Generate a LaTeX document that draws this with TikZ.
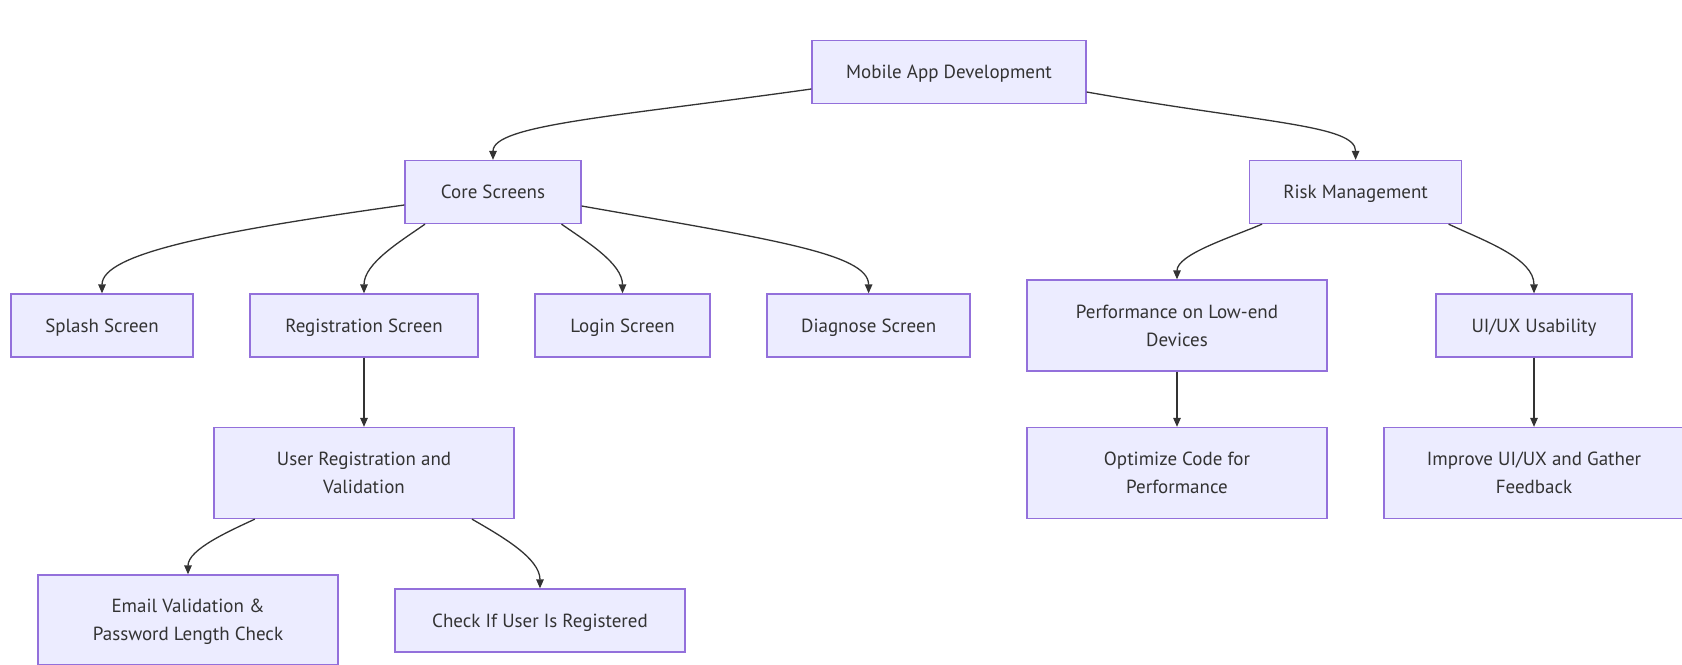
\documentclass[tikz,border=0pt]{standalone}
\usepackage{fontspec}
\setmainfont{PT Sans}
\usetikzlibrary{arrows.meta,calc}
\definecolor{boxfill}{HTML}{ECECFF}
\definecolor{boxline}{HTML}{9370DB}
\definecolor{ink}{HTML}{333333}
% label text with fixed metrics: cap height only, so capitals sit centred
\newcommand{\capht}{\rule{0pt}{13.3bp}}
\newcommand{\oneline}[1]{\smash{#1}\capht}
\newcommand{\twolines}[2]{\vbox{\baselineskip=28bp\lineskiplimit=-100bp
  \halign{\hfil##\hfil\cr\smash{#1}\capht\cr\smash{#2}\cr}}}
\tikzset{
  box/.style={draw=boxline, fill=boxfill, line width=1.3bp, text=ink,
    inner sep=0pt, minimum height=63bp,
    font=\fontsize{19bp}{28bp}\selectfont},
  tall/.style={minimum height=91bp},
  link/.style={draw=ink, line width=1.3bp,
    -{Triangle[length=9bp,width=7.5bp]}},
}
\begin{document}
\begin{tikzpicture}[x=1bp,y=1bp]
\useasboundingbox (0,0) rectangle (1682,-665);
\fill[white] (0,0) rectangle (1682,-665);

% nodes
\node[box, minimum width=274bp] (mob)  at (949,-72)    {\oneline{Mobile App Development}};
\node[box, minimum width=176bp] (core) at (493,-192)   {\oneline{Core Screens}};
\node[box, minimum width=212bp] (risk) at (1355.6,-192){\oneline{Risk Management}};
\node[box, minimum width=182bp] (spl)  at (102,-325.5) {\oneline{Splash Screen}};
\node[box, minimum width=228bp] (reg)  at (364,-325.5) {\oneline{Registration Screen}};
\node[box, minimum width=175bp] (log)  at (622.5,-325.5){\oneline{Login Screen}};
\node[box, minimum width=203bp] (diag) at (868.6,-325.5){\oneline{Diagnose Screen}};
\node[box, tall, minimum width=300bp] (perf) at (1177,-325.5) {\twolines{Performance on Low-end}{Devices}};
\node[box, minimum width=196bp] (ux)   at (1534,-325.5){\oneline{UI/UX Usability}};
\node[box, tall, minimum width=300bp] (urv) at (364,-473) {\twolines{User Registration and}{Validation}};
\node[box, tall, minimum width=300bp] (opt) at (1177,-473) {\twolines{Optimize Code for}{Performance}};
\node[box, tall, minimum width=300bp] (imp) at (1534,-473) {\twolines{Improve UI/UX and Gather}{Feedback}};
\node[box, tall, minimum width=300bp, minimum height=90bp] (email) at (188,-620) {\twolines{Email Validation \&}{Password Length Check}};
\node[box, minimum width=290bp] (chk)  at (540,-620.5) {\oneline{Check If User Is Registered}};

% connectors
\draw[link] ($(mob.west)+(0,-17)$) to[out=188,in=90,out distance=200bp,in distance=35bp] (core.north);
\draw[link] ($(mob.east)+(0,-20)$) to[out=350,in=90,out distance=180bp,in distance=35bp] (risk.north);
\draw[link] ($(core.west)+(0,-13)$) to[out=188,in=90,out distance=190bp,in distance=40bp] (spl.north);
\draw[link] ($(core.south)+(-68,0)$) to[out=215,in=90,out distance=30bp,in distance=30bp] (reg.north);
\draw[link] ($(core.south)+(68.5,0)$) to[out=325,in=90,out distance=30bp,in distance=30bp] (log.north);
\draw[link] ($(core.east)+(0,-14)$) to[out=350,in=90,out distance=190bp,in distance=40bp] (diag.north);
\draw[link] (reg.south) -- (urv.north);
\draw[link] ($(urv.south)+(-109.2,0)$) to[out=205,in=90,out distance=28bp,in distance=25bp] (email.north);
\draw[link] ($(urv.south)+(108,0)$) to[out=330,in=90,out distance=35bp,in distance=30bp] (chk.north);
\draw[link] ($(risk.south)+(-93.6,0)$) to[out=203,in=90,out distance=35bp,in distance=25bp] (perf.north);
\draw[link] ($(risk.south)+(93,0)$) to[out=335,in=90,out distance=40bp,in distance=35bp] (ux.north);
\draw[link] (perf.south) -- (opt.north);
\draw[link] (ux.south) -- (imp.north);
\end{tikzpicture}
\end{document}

→ TASK DESCRIPTION
Each line of the data is to be duplicated exactly; pictures stay out of the copy.

→ REPLY
Generate a LaTeX document that draws this with TikZ.
\documentclass[tikz,border=0pt]{standalone}
\usepackage{fontspec}
\setmainfont{PT Sans}
\usetikzlibrary{arrows.meta,calc}
\definecolor{boxfill}{HTML}{ECECFF}
\definecolor{boxline}{HTML}{9370DB}
\definecolor{ink}{HTML}{333333}
% label text with fixed metrics: cap height only, so capitals sit centred
\newcommand{\capht}{\rule{0pt}{13.3bp}}
\newcommand{\oneline}[1]{\smash{#1}\capht}
\newcommand{\twolines}[2]{\vbox{\baselineskip=28bp\lineskiplimit=-100bp
  \halign{\hfil##\hfil\cr\smash{#1}\capht\cr\smash{#2}\cr}}}
\tikzset{
  box/.style={draw=boxline, fill=boxfill, line width=1.3bp, text=ink,
    inner sep=0pt, minimum height=63bp,
    font=\fontsize{19bp}{28bp}\selectfont},
  tall/.style={minimum height=91bp},
  link/.style={draw=ink, line width=1.3bp,
    -{Triangle[length=9bp,width=7.5bp]}},
}
\begin{document}
\begin{tikzpicture}[x=1bp,y=1bp]
\useasboundingbox (0,0) rectangle (1682,-665);
\fill[white] (0,0) rectangle (1682,-665);

% nodes
\node[box, minimum width=274bp] (mob)  at (949,-72)    {\oneline{Mobile App Development}};
\node[box, minimum width=176bp] (core) at (493,-192)   {\oneline{Core Screens}};
\node[box, minimum width=212bp] (risk) at (1355.6,-192){\oneline{Risk Management}};
\node[box, minimum width=182bp] (spl)  at (102,-325.5) {\oneline{Splash Screen}};
\node[box, minimum width=228bp] (reg)  at (364,-325.5) {\oneline{Registration Screen}};
\node[box, minimum width=175bp] (log)  at (622.5,-325.5){\oneline{Login Screen}};
\node[box, minimum width=203bp] (diag) at (868.6,-325.5){\oneline{Diagnose Screen}};
\node[box, tall, minimum width=300bp] (perf) at (1177,-325.5) {\twolines{Performance on Low-end}{Devices}};
\node[box, minimum width=196bp] (ux)   at (1534,-325.5){\oneline{UI/UX Usability}};
\node[box, tall, minimum width=300bp] (urv) at (364,-473) {\twolines{User Registration and}{Validation}};
\node[box, tall, minimum width=300bp] (opt) at (1177,-473) {\twolines{Optimize Code for}{Performance}};
\node[box, tall, minimum width=300bp] (imp) at (1534,-473) {\twolines{Improve UI/UX and Gather}{Feedback}};
\node[box, tall, minimum width=300bp, minimum height=90bp] (email) at (188,-620) {\twolines{Email Validation \&}{Password Length Check}};
\node[box, minimum width=290bp] (chk)  at (540,-620.5) {\oneline{Check If User Is Registered}};

% connectors
\draw[link] ($(mob.west)+(0,-17)$) to[out=188,in=90,out distance=200bp,in distance=35bp] (core.north);
\draw[link] ($(mob.east)+(0,-20)$) to[out=350,in=90,out distance=180bp,in distance=35bp] (risk.north);
\draw[link] ($(core.west)+(0,-13)$) to[out=188,in=90,out distance=190bp,in distance=40bp] (spl.north);
\draw[link] ($(core.south)+(-68,0)$) to[out=215,in=90,out distance=30bp,in distance=30bp] (reg.north);
\draw[link] ($(core.south)+(68.5,0)$) to[out=325,in=90,out distance=30bp,in distance=30bp] (log.north);
\draw[link] ($(core.east)+(0,-14)$) to[out=350,in=90,out distance=190bp,in distance=40bp] (diag.north);
\draw[link] (reg.south) -- (urv.north);
\draw[link] ($(urv.south)+(-109.2,0)$) to[out=205,in=90,out distance=28bp,in distance=25bp] (email.north);
\draw[link] ($(urv.south)+(108,0)$) to[out=330,in=90,out distance=35bp,in distance=30bp] (chk.north);
\draw[link] ($(risk.south)+(-93.6,0)$) to[out=203,in=90,out distance=35bp,in distance=25bp] (perf.north);
\draw[link] ($(risk.south)+(93,0)$) to[out=335,in=90,out distance=40bp,in distance=35bp] (ux.north);
\draw[link] (perf.south) -- (opt.north);
\draw[link] (ux.south) -- (imp.north);
\end{tikzpicture}
\end{document}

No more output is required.